Last week, LLNL Director Kim Budil joined the International Atomic Energy Agency's (IAEA) inaugural meeting of leading fusion energy experts and high-level policymakers from 35 countries in Rome.
"In the face of growing global competition and a burgeoning start-up sector, the United States leads the world in advancing this game-changing energy source," said Budil. "This ministerial meeting represents an opportunity to engage at a global level and better understand how we can accelerate progress toward fusion energy on the grid."
The Inaugural Ministerial Meeting of the IAEA World Fusion Energy Group took place on Thursday, Nov. 6 and was co-chaired by Italian Prime Minister Giorgia Meloni and IAEA Director General Rafael Mariano Grossi. The U.S. delegation was led by Jean Paul Allain, associate director of the U.S. Department of Energy's Office of Fusion Energy Sciences.
LLNL seized the global spotlight when its Dec. 5, 2022 experiment at the National Ignition Facility was the first to achieve breakeven in a lab, meaning more fusion energy was produced than the laser energy needed to start the reaction. That same reaction - called fusion ignition - is fundamental to building a power plant based on inertial fusion energy (IFE).

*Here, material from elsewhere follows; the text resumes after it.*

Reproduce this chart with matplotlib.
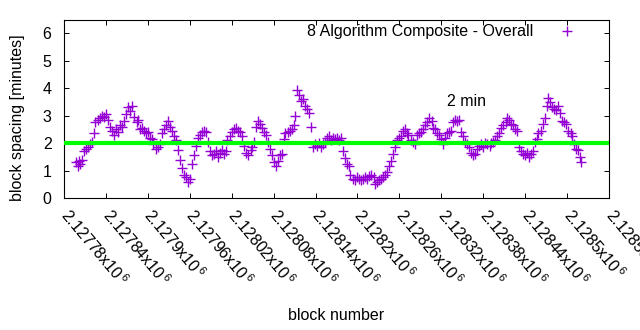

Budil was joined by LLNL Inertial Fusion Energy Institutional Initiative Lead Tammy Ma.
"Bringing about inertial fusion energy would require harnessing the energy from fusion ignition and transforming it into abundant clean power for the grid," said Ma. "While that is no small task, it falls squarely in line with LLNL's 70-year pursuit of big ideas that change the world. We look forward to working with the IAEA to globally accelerate fusion energy."
Fusion was also featured at the Falling Walls Science Summit in Berlin from Nov. 7-9. Richard Town, LLNL's associate program director for Inertial Confinement Fusion Sciences, was a finalist in the Falling Walls Science Breakthrough of the Year 2024 in Physical Sciences category, giving a talk entitled "Breaking the Wall to Fusion Gain," which addressed the road to ignition.
Budil spoke at a Falling Walls panel on fusion energy, where the discussion centered around models for public-private engagement and next steps to breaking down the walls in fusion energy.
"LLNL will continue to lean into its strengths when it comes to fusion energy," said Budil. "We are going to help close the major science and technology gaps in lasers, targets and materials that are vital to making this transformational energy source a reality."